* Given problem: Restate, exactly and without pictures, the lines from the start of the listing below through the line holding "const starSmall = makeStar(17, 1.5);".

* Data extract:
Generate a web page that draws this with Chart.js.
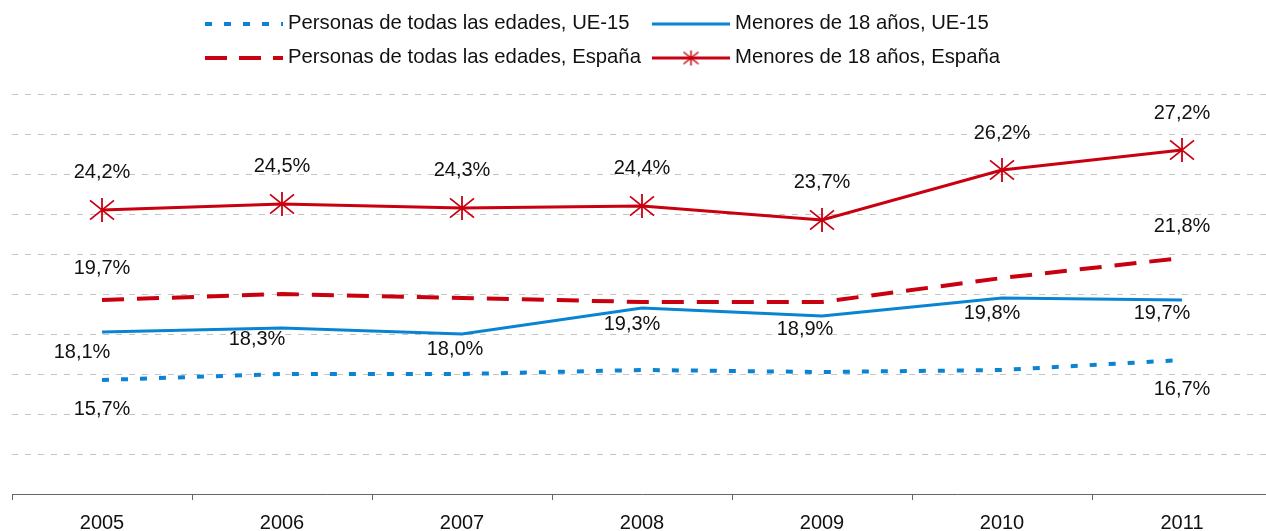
<!DOCTYPE html>
<html>
<head>
<meta charset="utf-8">
<script src="https://cdn.jsdelivr.net/npm/chart.js@4/dist/chart.umd.min.js"></script>
<style>
  html, body { margin: 0; padding: 0; background: #fff; overflow: hidden; }
  #chart { display: block; }
</style>
</head>
<body>
<canvas id="chart" width="1274" height="531"></canvas>
<script>
// Chart data
const years = ['2005', '2006', '2007', '2008', '2009', '2010', '2011'];
const todasUE15 = [15.7, 16.0, 16.0, 16.2, 16.1, 16.2, 16.7];
const menoresUE15 = [18.1, 18.3, 18.0, 19.3, 18.9, 19.8, 19.7];
const todasEspana = [19.7, 20.0, 19.8, 19.6, 19.6, 20.8, 21.8];
const menoresEspana = [24.2, 24.5, 24.3, 24.4, 23.7, 26.2, 27.2];
const yTicks = [10, 12, 14, 16, 18, 20, 22, 24, 26, 28, 30];

const legendNames = [
  'Personas de todas las edades, UE-15',
  'Menores de 18 años, UE-15',
  'Personas de todas las edades, España',
  'Menores de 18 años, España'
];

const BLUE = '#0A84D2';
const RED = '#C8000F';
const FONT = '"Liberation Sans", Arial, sans-serif';

// Asterisk marker (vertical line + X)
function makeStar(size, width) {
  const c = document.createElement('canvas');
  c.width = size;
  c.height = size;
  const ctx = c.getContext('2d');
  ctx.strokeStyle = RED;
  ctx.lineWidth = width;
  const m = size / 2;
  const r = size / 2 - 1;
  ctx.beginPath();
  ctx.moveTo(m, m - r); ctx.lineTo(m, m + r);
  ctx.moveTo(m - r, m - r * 0.8); ctx.lineTo(m + r, m + r * 0.8);
  ctx.moveTo(m - r, m + r * 0.8); ctx.lineTo(m + r, m - r * 0.8);
  ctx.stroke();
  return c;
}
const starBig = makeStar(26, 1.8);
const starSmall = makeStar(17, 1.5);

function fmt(v) {
  return v.toFixed(1).replace('.', ',') + '%';
}

// Value labels: which points get a label and where relative to the point
const labelPlugin = {
  id: 'valueLabels',
  afterDatasetsDraw(chart) {
    const ctx = chart.ctx;
    ctx.save();
    ctx.font = '20px ' + FONT;
    ctx.fillStyle = '#111';
    ctx.textAlign = 'center';
    ctx.textBaseline = 'middle';
    chart.data.datasets.forEach((ds, i) => {
      const cfg = ds.valueLabels;
      if (!cfg) return;
      const meta = chart.getDatasetMeta(i);
      cfg.indices.forEach((idx, k) => {
        const pt = meta.data[idx];
        const dx = cfg.dx[k] || 0;
        const dy = cfg.dy[k] || 0;
        ctx.fillText(fmt(ds.data[idx]), pt.x + dx, pt.y + dy);
      });
    });
    ctx.restore();
  }
};

// Two-row legend drawn above the plot
const legendPlugin = {
  id: 'topLegend',
  afterDraw(chart) {
    const ctx = chart.ctx;
    ctx.save();
    ctx.font = '20.3px ' + FONT;
    ctx.fillStyle = '#111';
    ctx.textBaseline = 'middle';
    const items = [
      { x: 205, y: 23, color: BLUE, width: 4, dash: [7, 12] },
      { x: 652, y: 23, color: BLUE, width: 3, dash: [] },
      { x: 205, y: 57, color: RED, width: 4, dash: [22, 12] },
      { x: 652, y: 57, color: RED, width: 3, dash: [], star: true }
    ];
    items.forEach((it, i) => {
      ctx.save();
      ctx.strokeStyle = it.color;
      ctx.lineWidth = it.width;
      ctx.setLineDash(it.dash);
      ctx.beginPath();
      ctx.moveTo(it.x, it.y + 1);
      ctx.lineTo(it.x + 78, it.y + 1);
      ctx.stroke();
      ctx.restore();
      if (it.star) {
        ctx.drawImage(starSmall, it.x + 39 - 8.5, it.y + 1 - 8.5);
      }
      ctx.fillText(legendNames[i], it.x + 83, it.y);
    });
    ctx.restore();
  }
};

new Chart(document.getElementById('chart'), {
  type: 'line',
  data: {
    labels: years,
    datasets: [
      {
        label: legendNames[0],
        data: todasUE15,
        borderColor: BLUE,
        borderWidth: 4,
        borderDash: [7, 12],
        borderCapStyle: 'butt',
        pointRadius: 0,
        valueLabels: { indices: [0, 6], dx: [0, 0], dy: [29, 29] }
      },
      {
        label: legendNames[1],
        data: menoresUE15,
        borderColor: BLUE,
        borderWidth: 3,
        pointRadius: 0,
        valueLabels: {
          indices: [0, 1, 2, 3, 4, 5, 6],
          dx: [-20, -25, -7, -10, -17, -10, -20],
          dy: [20, 11, 15, 16, 13, 15, 13]
        }
      },
      {
        label: legendNames[2],
        data: todasEspana,
        borderColor: RED,
        borderWidth: 4,
        borderDash: [22, 13],
        borderCapStyle: 'butt',
        pointRadius: 0,
        valueLabels: { indices: [0, 6], dx: [0, 0], dy: [-32, -32] }
      },
      {
        label: legendNames[3],
        data: menoresEspana,
        borderColor: RED,
        borderWidth: 3,
        pointStyle: starBig,
        pointRadius: 13,
        valueLabels: {
          indices: [0, 1, 2, 3, 4, 5, 6],
          dx: [0, 0, 0, 0, 0, 0, 0],
          dy: [-38, -38, -38, -38, -38, -37, -37]
        }
      }
    ]
  },
  options: {
    responsive: false,
    animation: false,
    layout: {
      autoPadding: false,
      padding: { top: 94, left: 12, right: 2, bottom: 0 }
    },
    elements: { line: { tension: 0 } },
    plugins: {
      legend: { display: false },
      tooltip: { enabled: false }
    },
    scales: {
      x: {
        offset: true,
        afterFit(scale) {
          scale.height = 37;
          scale.paddingLeft = 0;
          scale.paddingRight = 0;
        },
        grid: {
          offset: true,
          drawOnChartArea: false,
          drawTicks: true,
          tickLength: 6,
          color: '#666'
        },
        border: { display: true, color: '#666', width: 1 },
        ticks: {
          color: '#111',
          padding: 11,
          font: { family: FONT, size: 20 }
        }
      },
      y: {
        min: yTicks[0],
        max: yTicks[yTicks.length - 1],
        afterFit(scale) {
          scale.width = 0;
          scale.paddingTop = 0;
          scale.paddingBottom = 0;
        },
        afterBuildTicks(scale) {
          scale.ticks = yTicks.map(v => ({ value: v }));
        },
        grid: {
          drawTicks: false,
          color: '#C4C4C4',
          lineWidth: 1
        },
        border: { display: false, dash: [6, 7] },
        ticks: { display: false }
      }
    }
  },
  plugins: [labelPlugin, legendPlugin]
});
</script>
</body>
</html>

* Finished exercise:
Generate a web page that draws this with Chart.js.
<!DOCTYPE html>
<html>
<head>
<meta charset="utf-8">
<script src="https://cdn.jsdelivr.net/npm/chart.js@4/dist/chart.umd.min.js"></script>
<style>
  html, body { margin: 0; padding: 0; background: #fff; overflow: hidden; }
  #chart { display: block; }
</style>
</head>
<body>
<canvas id="chart" width="1274" height="531"></canvas>
<script>
// Chart data
const years = ['2005', '2006', '2007', '2008', '2009', '2010', '2011'];
const todasUE15 = [15.7, 16.0, 16.0, 16.2, 16.1, 16.2, 16.7];
const menoresUE15 = [18.1, 18.3, 18.0, 19.3, 18.9, 19.8, 19.7];
const todasEspana = [19.7, 20.0, 19.8, 19.6, 19.6, 20.8, 21.8];
const menoresEspana = [24.2, 24.5, 24.3, 24.4, 23.7, 26.2, 27.2];
const yTicks = [10, 12, 14, 16, 18, 20, 22, 24, 26, 28, 30];

const legendNames = [
  'Personas de todas las edades, UE-15',
  'Menores de 18 años, UE-15',
  'Personas de todas las edades, España',
  'Menores de 18 años, España'
];

const BLUE = '#0A84D2';
const RED = '#C8000F';
const FONT = '"Liberation Sans", Arial, sans-serif';

// Asterisk marker (vertical line + X)
function makeStar(size, width) {
  const c = document.createElement('canvas');
  c.width = size;
  c.height = size;
  const ctx = c.getContext('2d');
  ctx.strokeStyle = RED;
  ctx.lineWidth = width;
  const m = size / 2;
  const r = size / 2 - 1;
  ctx.beginPath();
  ctx.moveTo(m, m - r); ctx.lineTo(m, m + r);
  ctx.moveTo(m - r, m - r * 0.8); ctx.lineTo(m + r, m + r * 0.8);
  ctx.moveTo(m - r, m + r * 0.8); ctx.lineTo(m + r, m - r * 0.8);
  ctx.stroke();
  return c;
}
const starBig = makeStar(26, 1.8);
const starSmall = makeStar(17, 1.5);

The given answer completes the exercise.